Marie-Charlotte Brandenburg | Machine Learning

The Real Tropical Geometry of Neural Networks

A ReLU neural network is an alternating composition of an affine linear function and the ReLU activation function \(max(0,x)\), where this function is applied to a vector coordinate-wise. Any such network is thus a piecewise-linear function, and, in fact, also the converse holds true: Any piecewise linear function can be expressed as a ReLU neural network. Tropial geometry may be thought of as the geomtry of piecewise-linear functions, and so it is natural to study such networks through the lense of tropical geometry. We focus on binary classification tasks: given a finite data set, we seek separate the data into two classes, depening on the sign of the value of the function which is reoresented by the network.
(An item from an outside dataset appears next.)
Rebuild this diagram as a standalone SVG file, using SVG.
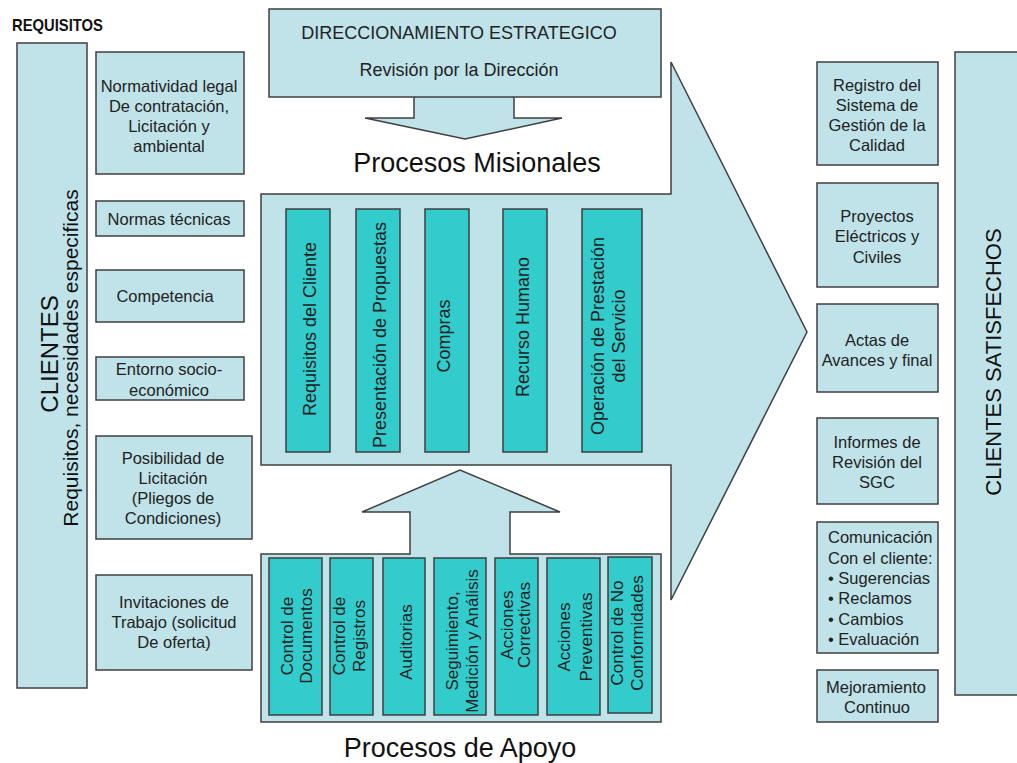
<svg xmlns="http://www.w3.org/2000/svg" width="1017" height="763" viewBox="0 0 1017 763">
<style>
.lb{fill:#bfe3e9;stroke:#3f3f3f;stroke-width:1.5}
.tl{fill:#33cccc;stroke:#3f3f3f;stroke-width:1.5}
.t{font-family:"Liberation Sans",Arial,sans-serif;font-size:16.5px;fill:#222;text-anchor:middle}
.td{font-family:"Liberation Sans",Arial,sans-serif;font-size:18px;fill:#222;text-anchor:middle}
.tv{font-family:"Liberation Sans",Arial,sans-serif;font-size:18px;fill:#222;text-anchor:middle}
.tb{font-family:"Liberation Sans",Arial,sans-serif;font-size:17px;fill:#222;text-anchor:middle}
.big{font-family:"Liberation Sans",Arial,sans-serif;font-size:27px;fill:#111;text-anchor:middle}
</style>
<rect width="1017" height="763" fill="#fff"/>
<text x="12" y="31" font-family="Liberation Sans,Arial,sans-serif" font-weight="bold" font-size="17" textLength="91" lengthAdjust="spacingAndGlyphs" fill="#111">REQUISITOS</text>

<g id="clientes">
<rect class="lb" x="17" y="43" width="70" height="645"/>
<text transform="translate(58,354) rotate(-90)" font-family="Liberation Sans,Arial,sans-serif" font-size="24" text-anchor="middle" fill="#111">CLIENTES</text>
<text transform="translate(78,358) rotate(-90)" font-family="Liberation Sans,Arial,sans-serif" font-size="21" text-anchor="middle" fill="#111">Requisitos, necesidades especificas</text>
</g>

<g id="req-normatividad"><rect class="lb" x="96" y="52" width="148" height="122"/>
<text class="t"><tspan x="169" y="92">Normatividad legal</tspan><tspan x="169" y="112">De contratación,</tspan><tspan x="169" y="132">Licitación y</tspan><tspan x="169" y="152">ambiental</tspan></text></g>
<g id="req-normas"><rect class="lb" x="96" y="201" width="148" height="35"/>
<text class="t" x="169" y="225">Normas técnicas</text></g>
<g id="req-competencia"><rect class="lb" x="96" y="270" width="148" height="52"/>
<text class="t" x="165" y="302">Competencia</text></g>
<g id="req-entorno"><rect class="lb" x="96" y="357" width="148" height="43"/>
<text class="t"><tspan x="169" y="375">Entorno socio-</tspan><tspan x="169" y="396">económico</tspan></text></g>
<g id="req-posibilidad"><rect class="lb" x="96" y="436" width="156" height="103"/>
<text class="t"><tspan x="173" y="464">Posibilidad de</tspan><tspan x="173" y="484">Licitación</tspan><tspan x="173" y="504">(Pliegos de</tspan><tspan x="173" y="524">Condiciones)</tspan></text></g>
<g id="req-invitaciones"><rect class="lb" x="96" y="575" width="156" height="95"/>
<text class="t"><tspan x="174" y="608">Invitaciones de</tspan><tspan x="174" y="628">Trabajo (solicitud</tspan><tspan x="174" y="648">De oferta)</tspan></text></g>

<g id="connectors">
<polygon class="lb" points="261,194 671,194 671,62 807,332 671,600 671,465 261,465"/>
<polygon class="lb" points="414,96 514,96 514,118 562,118 465,139 365,118 414,118"/>
</g>

<g id="direccionamiento"><rect class="lb" x="269" y="9" width="392" height="88"/>
<text class="td" x="459" y="39">DIRECCIONAMIENTO ESTRATEGICO</text>
<text class="td" x="459" y="76">Revisión por la Dirección</text></g>

<text class="big" x="477" y="172">Procesos Misionales</text>

<g id="misionales">
<g id="m-requisitos"><rect class="tl" x="286" y="209" width="44" height="243"/>
<text class="tv" transform="translate(316,329) rotate(-90)">Requisitos del Cliente</text></g>
<g id="m-presentacion"><rect class="tl" x="356" y="209" width="44" height="243"/>
<text class="tv" transform="translate(386,335) rotate(-90)">Presentación de Propuestas</text></g>
<g id="m-compras"><rect class="tl" x="425" y="209" width="44" height="243"/>
<text class="tv" transform="translate(450,336) rotate(-90)">Compras</text></g>
<g id="m-recurso"><rect class="tl" x="503" y="209" width="44" height="243"/>
<text class="tv" transform="translate(529,327) rotate(-90)">Recurso Humano</text></g>
<g id="m-operacion"><rect class="tl" x="582" y="209" width="60" height="243"/>
<text class="tv" transform="translate(604,336) rotate(-90)">Operación de Prestación<tspan x="0" dy="21">del Servicio</tspan></text></g>
</g>

<g id="apoyo">
<polygon points="261,554 410,554 410,512 362,512 460,470 560,512 510,512 510,554 661,554 661,722 261,722" class="lb"/>
<g id="a-documentos"><rect class="tl" x="269" y="558" width="53" height="157"/>
<text class="tb" transform="translate(293,636) rotate(-90)">Control de<tspan x="0" dy="19">Documentos</tspan></text></g>
<g id="a-registros"><rect class="tl" x="330" y="558" width="43" height="157"/>
<text class="tb" transform="translate(345,636) rotate(-90)">Control de<tspan x="0" dy="20">Registros</tspan></text></g>
<g id="a-auditorias"><rect class="tl" x="383" y="558" width="42" height="157"/>
<text class="tb" transform="translate(412,642) rotate(-90)">Auditorias</text></g>
<g id="a-seguimiento"><rect class="tl" x="434" y="558" width="52" height="157"/>
<text class="tb" transform="translate(458,641) rotate(-90)">Seguimiento,<tspan x="0" dy="20">Medición y Análisis</tspan></text></g>
<g id="a-correctivas"><rect class="tl" x="495" y="558" width="43" height="157"/>
<text class="tb" transform="translate(513,625) rotate(-90)">Acciones<tspan x="0" dy="17">Correctivas</tspan></text></g>
<g id="a-preventivas"><rect class="tl" x="547" y="558" width="53" height="157"/>
<text class="tb" transform="translate(570,637) rotate(-90)">Acciones<tspan x="0" dy="22">Preventivas</tspan></text></g>
<g id="a-noconformidades"><rect class="tl" x="608" y="557" width="44" height="156"/>
<text class="tb" transform="translate(623,633) rotate(-90)">Control de No<tspan x="0" dy="20">Conformidades</tspan></text></g>
</g>

<text class="big" x="460" y="757">Procesos de Apoyo</text>

<g id="res-registro"><rect class="lb" x="817" y="62" width="121" height="103"/>
<text class="t"><tspan x="877" y="91">Registro del</tspan><tspan x="877" y="111">Sistema de</tspan><tspan x="877" y="131">Gestión de la</tspan><tspan x="877" y="151">Calidad</tspan></text></g>
<g id="res-proyectos"><rect class="lb" x="817" y="183" width="121" height="104"/>
<text class="t"><tspan x="877" y="222">Proyectos</tspan><tspan x="877" y="242">Eléctricos y</tspan><tspan x="877" y="263">Civiles</tspan></text></g>
<g id="res-actas"><rect class="lb" x="817" y="304" width="121" height="88"/>
<text class="t"><tspan x="877" y="346">Actas de</tspan><tspan x="877" y="366">Avances y final</tspan></text></g>
<g id="res-informes"><rect class="lb" x="817" y="418" width="121" height="86"/>
<text class="t"><tspan x="877" y="448">Informes de</tspan><tspan x="877" y="468">Revisión del</tspan><tspan x="877" y="488">SGC</tspan></text></g>
<g id="res-comunicacion"><rect class="lb" x="817" y="522" width="121" height="131"/>
<text class="t" style="text-anchor:start"><tspan x="828" y="543">Comunicación</tspan><tspan x="828" y="564">Con el cliente:</tspan><tspan x="828" y="584">• Sugerencias</tspan><tspan x="828" y="604">• Reclamos</tspan><tspan x="828" y="625">• Cambios</tspan><tspan x="828" y="645">• Evaluación</tspan></text></g>
<g id="res-mejoramiento"><rect class="lb" x="817" y="670" width="121" height="52"/>
<text class="t"><tspan x="876" y="693">Mejoramiento</tspan><tspan x="877" y="713">Continuo</tspan></text></g>

<g id="clientes-satisfechos">
<rect class="lb" x="955" y="52" width="75" height="643"/>
<text transform="translate(1001,362) rotate(-90)" font-family="Liberation Sans,Arial,sans-serif" font-size="22" text-anchor="middle" fill="#111">CLIENTES SATISFECHOS</text>
</g>
</svg>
A special case of this setup is the classification by hyperplanes defined by a linear function, where points are classified depending on the side of the hyperplane they lie on. Ranging over all possible classifications of a fixed set of datapoints yields three equivalent combinatorial constructions:

The parameters of linear functions which induce the same classification form a chamber in a hyperplane arrangement
the hyperplane arrangement induces the normal fan of a zonotope, i.e., a Minkowski sum of 1-dimensional simplices
the possible classificatoins correspond to the maximal covectors of a realizable oriented matroid

In [BLM24] we characterize the analogues of these constructions when extending from linear to piecewise linear functions. This yields the following:

The parameters of piecewise linear functions form a polyhedral fan in an arrangement of “bent hyperplanes” (which are, in fact, positive tropicalizations of certain hypersurfaces)
the arrangement induces a normal fan of the activation polytope, which is a Minkowski sum of simplices
the possible classifications correspond to activation patterns, which are bipartite graphs resembling the covectors of oriented matroids and tropical oriented matroids.

Slides of Talks


19 March 2024	Combinatorial Coworkspace	[Slides]
20 Febraury 2024	Applied Combinatorics, Algebra, Topology and Statistics Seminar	[Slides]
23 January 2023	MFO Workshop Discrete Geometry	[Slides]
6 November 2023	Theoretical Foundations of Deep Learning	[Slides]

References

The Real Tropical Geometry of Neural Networks with Georg Loho, and Guido Montúfar. 2024. [abstract] [arXiv]
We consider a binary classifier defined as the sign of a tropical rational function, that is, as the difference of two convex piecewise linear functions. The parameter space of ReLU neural networks is contained as a semialgebraic set inside the parameter space of tropical rational functions. We initiate the study of two different subdivisions of this parameter space: a subdivision into semialgebraic sets, on which the combinatorial type of the decision boundary is fixed, and a subdivision into a polyhedral fan, capturing the combinatorics of the partitions of the dataset. The sublevel sets of the 0/1-loss function arise as subfans of this classification fan, and we show that the level-sets are not necessarily connected. We describe the classification fan i) geometrically, as normal fan of the activation polytope, and ii) combinatorially through a list of properties of associated bipartite graphs, in analogy to covector axioms of oriented matroids and tropical oriented matroids. Our findings extend and refine the connection between neural networks and tropical geometry by observing structures established in real tropical geometry, such as positive tropicalizations of hypersurfaces and tropical semialgebraic sets.